Dernière étape - et dernier outil - essentiel à l'obtention d'un prix intéressant, le travail sur le montage de l'opération et la négociation d'un complément de prix. Le complément de prix peut permettre en effet d'aller chercher une rémunération additionnelle d'autant plus acceptable que son paiement sera conditionné à l'atteinte de certains résultats. Une façon de rassurer l'acquéreur et de motiver le vendeur dans sa période d'accompagnement.

La subtilité de l'exercice consistera à définir les objectifs qui doivent être à la fois réalistes donc atteignables et totalement maitrisés par le vendeur. Ainsi dans le cas d'une absorption par un autre groupe, la redéfinition des fonctions centrales peut largement modifier le calcul du résultat d'exploitation et ainsi dégrader artificiellement un agrégat comme le résultat d'exploitation.

En conclusion, on peut résumer le sujet d'une simple formule : « si la valeur se calcule, le prix se négocie ».

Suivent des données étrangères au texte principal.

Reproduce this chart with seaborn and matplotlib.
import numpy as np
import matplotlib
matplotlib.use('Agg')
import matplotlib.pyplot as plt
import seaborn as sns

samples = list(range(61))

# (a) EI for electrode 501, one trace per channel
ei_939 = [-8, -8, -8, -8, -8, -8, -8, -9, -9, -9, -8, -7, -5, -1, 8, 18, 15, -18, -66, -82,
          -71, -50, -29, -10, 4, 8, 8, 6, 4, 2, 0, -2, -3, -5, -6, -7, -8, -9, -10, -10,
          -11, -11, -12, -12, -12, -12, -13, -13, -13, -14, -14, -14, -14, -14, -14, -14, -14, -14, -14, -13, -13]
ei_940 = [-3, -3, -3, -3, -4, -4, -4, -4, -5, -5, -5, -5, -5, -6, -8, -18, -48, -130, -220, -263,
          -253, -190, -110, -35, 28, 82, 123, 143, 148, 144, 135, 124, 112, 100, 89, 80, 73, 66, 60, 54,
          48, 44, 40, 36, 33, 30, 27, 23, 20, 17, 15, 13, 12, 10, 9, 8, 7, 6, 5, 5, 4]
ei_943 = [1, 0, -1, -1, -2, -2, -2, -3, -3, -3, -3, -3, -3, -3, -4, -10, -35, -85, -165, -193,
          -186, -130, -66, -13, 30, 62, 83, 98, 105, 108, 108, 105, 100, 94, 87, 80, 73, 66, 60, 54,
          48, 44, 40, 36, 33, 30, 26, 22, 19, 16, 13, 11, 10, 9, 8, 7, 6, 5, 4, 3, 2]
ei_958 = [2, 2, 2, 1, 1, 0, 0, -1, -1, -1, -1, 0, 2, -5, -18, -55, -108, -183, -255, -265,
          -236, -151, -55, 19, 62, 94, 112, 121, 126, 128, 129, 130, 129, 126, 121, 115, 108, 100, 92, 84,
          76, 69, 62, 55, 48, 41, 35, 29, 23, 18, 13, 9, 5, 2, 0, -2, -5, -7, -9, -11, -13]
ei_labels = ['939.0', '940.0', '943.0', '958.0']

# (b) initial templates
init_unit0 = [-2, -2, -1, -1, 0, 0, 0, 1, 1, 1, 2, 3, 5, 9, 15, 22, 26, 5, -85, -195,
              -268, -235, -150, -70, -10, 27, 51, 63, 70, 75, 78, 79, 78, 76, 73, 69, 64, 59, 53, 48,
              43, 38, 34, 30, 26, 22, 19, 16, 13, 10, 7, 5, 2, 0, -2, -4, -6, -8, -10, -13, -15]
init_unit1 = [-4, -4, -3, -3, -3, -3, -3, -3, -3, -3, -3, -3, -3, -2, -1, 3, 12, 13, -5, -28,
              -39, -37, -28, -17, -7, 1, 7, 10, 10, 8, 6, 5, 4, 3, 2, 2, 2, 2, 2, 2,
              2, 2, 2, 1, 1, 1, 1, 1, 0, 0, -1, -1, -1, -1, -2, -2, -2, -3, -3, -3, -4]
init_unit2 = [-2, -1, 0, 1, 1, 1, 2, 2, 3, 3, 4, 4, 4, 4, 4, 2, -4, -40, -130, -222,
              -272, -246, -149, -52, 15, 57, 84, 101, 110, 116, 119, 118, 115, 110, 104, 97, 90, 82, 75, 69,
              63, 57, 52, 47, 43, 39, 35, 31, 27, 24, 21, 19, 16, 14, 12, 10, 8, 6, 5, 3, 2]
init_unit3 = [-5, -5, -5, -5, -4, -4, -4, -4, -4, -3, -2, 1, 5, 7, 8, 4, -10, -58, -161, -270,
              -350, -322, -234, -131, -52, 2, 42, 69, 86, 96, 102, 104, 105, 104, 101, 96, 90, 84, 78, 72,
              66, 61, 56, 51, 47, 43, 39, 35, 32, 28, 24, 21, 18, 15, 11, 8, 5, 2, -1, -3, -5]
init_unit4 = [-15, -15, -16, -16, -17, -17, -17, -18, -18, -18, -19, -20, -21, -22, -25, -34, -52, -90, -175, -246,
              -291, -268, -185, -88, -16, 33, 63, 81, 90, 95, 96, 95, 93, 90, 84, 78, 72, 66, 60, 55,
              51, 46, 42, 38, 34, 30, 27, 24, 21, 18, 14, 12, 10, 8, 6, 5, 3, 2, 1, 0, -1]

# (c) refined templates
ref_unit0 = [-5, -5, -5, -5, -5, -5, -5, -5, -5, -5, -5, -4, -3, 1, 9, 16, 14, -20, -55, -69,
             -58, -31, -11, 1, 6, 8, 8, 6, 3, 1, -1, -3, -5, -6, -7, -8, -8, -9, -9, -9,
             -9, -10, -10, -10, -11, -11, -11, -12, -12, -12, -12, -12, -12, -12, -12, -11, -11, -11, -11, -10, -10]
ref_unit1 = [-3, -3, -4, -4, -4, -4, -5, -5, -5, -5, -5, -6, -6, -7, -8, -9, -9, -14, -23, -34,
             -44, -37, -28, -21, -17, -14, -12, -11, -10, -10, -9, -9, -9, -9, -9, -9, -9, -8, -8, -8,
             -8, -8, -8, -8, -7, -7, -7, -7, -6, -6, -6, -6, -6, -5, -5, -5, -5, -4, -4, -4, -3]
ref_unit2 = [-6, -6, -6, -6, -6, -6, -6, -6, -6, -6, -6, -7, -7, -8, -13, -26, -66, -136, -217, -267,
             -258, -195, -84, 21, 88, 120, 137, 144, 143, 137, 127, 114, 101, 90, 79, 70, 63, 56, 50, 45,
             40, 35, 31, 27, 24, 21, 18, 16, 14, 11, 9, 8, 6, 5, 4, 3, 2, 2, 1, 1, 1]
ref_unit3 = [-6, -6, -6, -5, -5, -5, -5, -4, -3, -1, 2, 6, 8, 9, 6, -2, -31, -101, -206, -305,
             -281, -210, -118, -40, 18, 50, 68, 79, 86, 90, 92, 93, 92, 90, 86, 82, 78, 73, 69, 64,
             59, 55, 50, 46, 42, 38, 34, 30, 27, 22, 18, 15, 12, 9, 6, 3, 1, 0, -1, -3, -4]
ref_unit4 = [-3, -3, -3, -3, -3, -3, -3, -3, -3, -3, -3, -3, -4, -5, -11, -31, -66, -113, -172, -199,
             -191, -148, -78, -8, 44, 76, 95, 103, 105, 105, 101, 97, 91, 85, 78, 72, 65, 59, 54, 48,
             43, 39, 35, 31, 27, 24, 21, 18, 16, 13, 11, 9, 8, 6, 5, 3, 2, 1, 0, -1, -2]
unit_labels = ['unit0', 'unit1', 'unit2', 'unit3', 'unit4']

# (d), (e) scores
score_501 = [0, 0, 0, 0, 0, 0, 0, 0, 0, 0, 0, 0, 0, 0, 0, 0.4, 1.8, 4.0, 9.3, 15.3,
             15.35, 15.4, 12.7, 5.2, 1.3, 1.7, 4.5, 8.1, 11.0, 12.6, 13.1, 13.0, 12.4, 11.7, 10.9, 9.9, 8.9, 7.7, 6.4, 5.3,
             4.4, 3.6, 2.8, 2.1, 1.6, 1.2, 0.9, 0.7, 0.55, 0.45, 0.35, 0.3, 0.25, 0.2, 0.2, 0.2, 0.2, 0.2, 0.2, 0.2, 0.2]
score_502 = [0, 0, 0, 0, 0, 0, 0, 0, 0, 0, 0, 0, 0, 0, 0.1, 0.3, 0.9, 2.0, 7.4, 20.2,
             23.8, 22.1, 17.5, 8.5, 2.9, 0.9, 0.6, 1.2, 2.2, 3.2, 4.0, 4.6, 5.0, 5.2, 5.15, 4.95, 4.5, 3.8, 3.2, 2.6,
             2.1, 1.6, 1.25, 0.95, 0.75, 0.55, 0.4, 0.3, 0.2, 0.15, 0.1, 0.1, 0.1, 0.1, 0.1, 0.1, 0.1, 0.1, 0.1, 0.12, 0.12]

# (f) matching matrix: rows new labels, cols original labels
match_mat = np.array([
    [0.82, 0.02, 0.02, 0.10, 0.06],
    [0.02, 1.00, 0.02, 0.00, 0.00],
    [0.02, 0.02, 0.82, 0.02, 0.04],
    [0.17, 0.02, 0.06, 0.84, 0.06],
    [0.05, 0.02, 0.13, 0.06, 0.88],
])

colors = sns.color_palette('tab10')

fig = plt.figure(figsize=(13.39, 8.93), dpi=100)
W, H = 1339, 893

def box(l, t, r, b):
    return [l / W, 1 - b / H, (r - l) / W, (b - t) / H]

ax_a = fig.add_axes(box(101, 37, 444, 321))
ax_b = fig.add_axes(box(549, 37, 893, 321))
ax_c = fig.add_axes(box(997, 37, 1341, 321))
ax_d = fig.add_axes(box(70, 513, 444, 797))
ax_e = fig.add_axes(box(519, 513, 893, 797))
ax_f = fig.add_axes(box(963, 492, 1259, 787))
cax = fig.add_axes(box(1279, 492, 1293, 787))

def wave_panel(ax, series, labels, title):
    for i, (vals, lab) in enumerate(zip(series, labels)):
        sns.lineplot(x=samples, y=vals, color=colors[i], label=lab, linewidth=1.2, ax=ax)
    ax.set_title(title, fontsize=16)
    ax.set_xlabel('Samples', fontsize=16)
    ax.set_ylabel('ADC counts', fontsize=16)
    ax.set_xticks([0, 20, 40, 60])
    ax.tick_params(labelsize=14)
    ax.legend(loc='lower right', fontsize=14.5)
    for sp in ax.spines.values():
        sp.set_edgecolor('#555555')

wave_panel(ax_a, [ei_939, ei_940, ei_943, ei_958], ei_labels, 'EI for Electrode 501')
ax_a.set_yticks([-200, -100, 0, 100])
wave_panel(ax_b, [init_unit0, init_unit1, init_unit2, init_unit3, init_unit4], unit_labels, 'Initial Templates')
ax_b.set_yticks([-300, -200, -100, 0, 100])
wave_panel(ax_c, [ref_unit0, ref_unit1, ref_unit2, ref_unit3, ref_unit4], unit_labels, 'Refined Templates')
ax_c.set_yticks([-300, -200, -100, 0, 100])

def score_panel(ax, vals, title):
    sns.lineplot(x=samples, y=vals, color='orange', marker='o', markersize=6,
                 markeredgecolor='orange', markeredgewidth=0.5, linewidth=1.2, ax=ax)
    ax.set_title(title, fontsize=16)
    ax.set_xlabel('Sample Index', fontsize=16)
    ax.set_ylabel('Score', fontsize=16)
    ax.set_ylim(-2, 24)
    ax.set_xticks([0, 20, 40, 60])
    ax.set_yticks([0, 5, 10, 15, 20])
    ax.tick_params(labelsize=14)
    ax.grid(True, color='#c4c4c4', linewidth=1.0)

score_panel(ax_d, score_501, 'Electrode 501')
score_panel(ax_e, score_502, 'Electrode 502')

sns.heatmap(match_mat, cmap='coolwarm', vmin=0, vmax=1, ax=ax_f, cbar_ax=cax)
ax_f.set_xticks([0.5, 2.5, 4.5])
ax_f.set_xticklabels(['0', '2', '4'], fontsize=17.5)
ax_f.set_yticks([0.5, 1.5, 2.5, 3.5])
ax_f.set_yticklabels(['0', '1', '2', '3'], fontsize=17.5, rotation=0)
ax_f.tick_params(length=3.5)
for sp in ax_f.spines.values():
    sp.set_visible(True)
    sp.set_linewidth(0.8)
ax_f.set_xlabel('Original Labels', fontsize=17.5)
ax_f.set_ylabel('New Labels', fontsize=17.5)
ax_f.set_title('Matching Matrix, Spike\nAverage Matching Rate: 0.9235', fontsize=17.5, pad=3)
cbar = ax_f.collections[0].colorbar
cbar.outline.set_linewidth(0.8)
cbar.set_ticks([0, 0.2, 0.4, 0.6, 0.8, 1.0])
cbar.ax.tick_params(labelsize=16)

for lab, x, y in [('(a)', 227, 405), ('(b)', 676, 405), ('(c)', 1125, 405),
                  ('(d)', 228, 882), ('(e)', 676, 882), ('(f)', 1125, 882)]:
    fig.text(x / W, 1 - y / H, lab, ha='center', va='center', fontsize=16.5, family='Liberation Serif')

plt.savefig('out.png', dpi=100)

Valoriser est essentiel et il faut accorder toute l'attention et la précision nécessaire à ce travail ; c'est le socle rationnel qui va permettre de soutenir une ambition de prix. Mais pour faire accepter cette valorisation - qui n'a que les atours d'un calcul mathématique - le rôle d'un banquier d'affaires peut être primordial. C'est à lui qu'incombe de présenter une image à la fois transparente et valorisante de son client, de construire un process permettant d'intéresser les meilleures contreparties capables de valoriser au mieux les titres de l'entreprise et, le cas échéant, d'aller optimiser l'opération par un montage juridique astucieux ou un complément de prix.